Ding dong, the motel is dead.
A controversial plan to open what many feared would be a “hot sheet” motel, near a busy intersection in Springfield Gardens, right across the street from a high school complex, has been killed and a strip mall will be constructed instead.
Residents have been fighting for six years to put the kibosh on what could have been a charge-by-the-hour facility on North Conduit Avenue, about 70 feet from the Springfield Gardens Educational Campus, which houses four high schools. They believed it would be a haven for prostitution and other illegal activity.
“We have stood firm on this issue,” City Councilman James Sanders Jr. said at the construction site on Wednesday. “I am glad to say that we have been given confidence that we are not going to get a hot sheet motel. No. We are going to get the strip mall that we have been fighting for, and that is a sign if a community stays together, if you stay united, you can see a thing through. You can make it happen.”
Residents, led by community activist Mike Duncan, filed a lawsuit to block the property owner, Sailesh Ghandi, from moving ahead, stating that the establishment would not only attract an unsavory element to the neighborhood, but that Ghandi had failed to meet the city’s deadline to finish the foundation of the building in accordance with a zoning variance he was granted.
“It is a beautiful day for our community,” Duncan said. “I have to thank everybody who helped in this process.”

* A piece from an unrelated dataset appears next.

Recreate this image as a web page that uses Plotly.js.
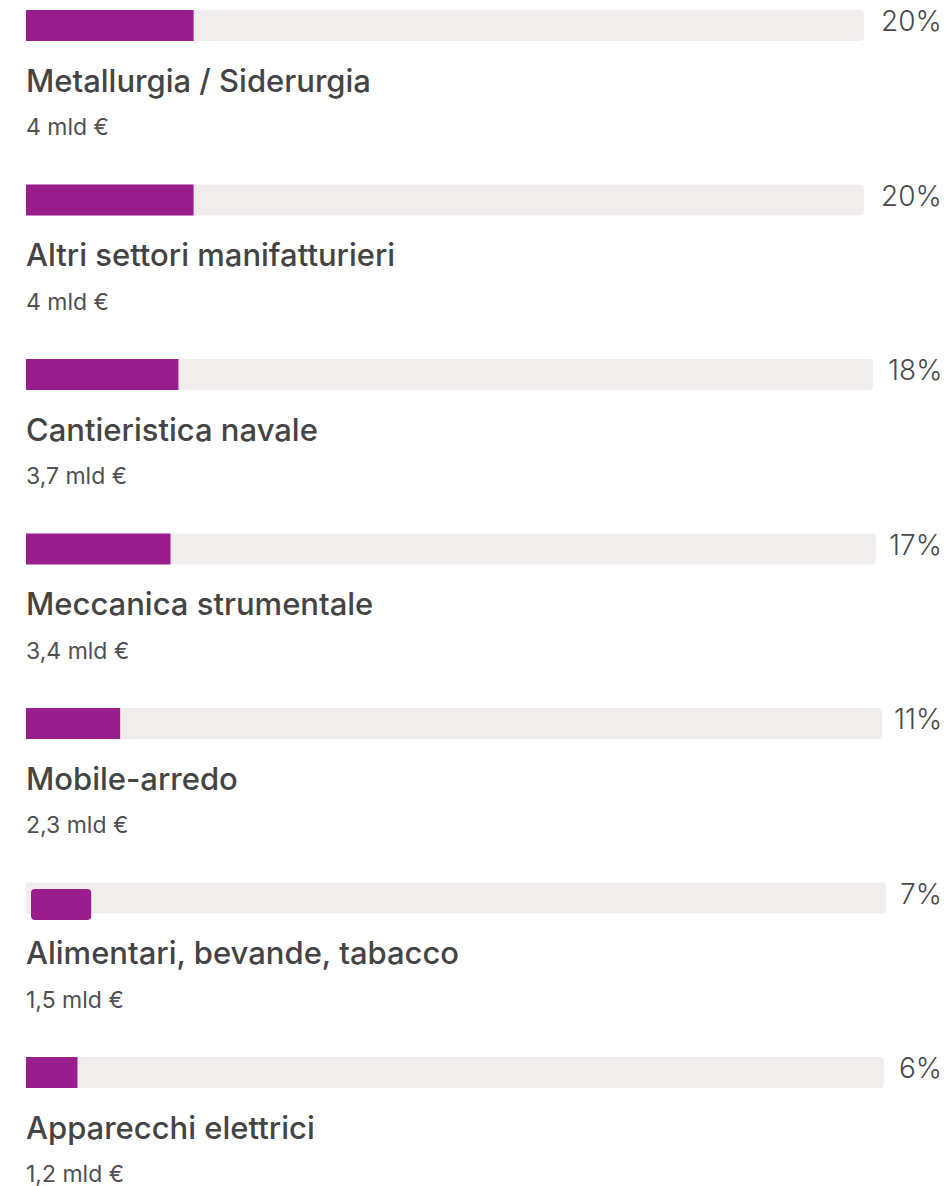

Some believed Ghandi would try to demonstrate that he had a common-law right to build, meaning that he had made a significant financial investment in the construction of the motel and therefore should be allowed to continue the work. But now those fears have been allayed because the property has been sold and residents can finally breathe a sigh of relief.
Construction workers were at the site Wednesday morning putting up a barricade around the property to make sure it is safe and secure while the development is being built.
“When I saw the work going on, I thought they were going to build that motel, and I was so happy to hear that they weren’t,” said James Gulston, president of the SpringGar Civic Association. “I was definitely concerned, and the community was definitely concerned, that a hot sheet motel would be opening here.”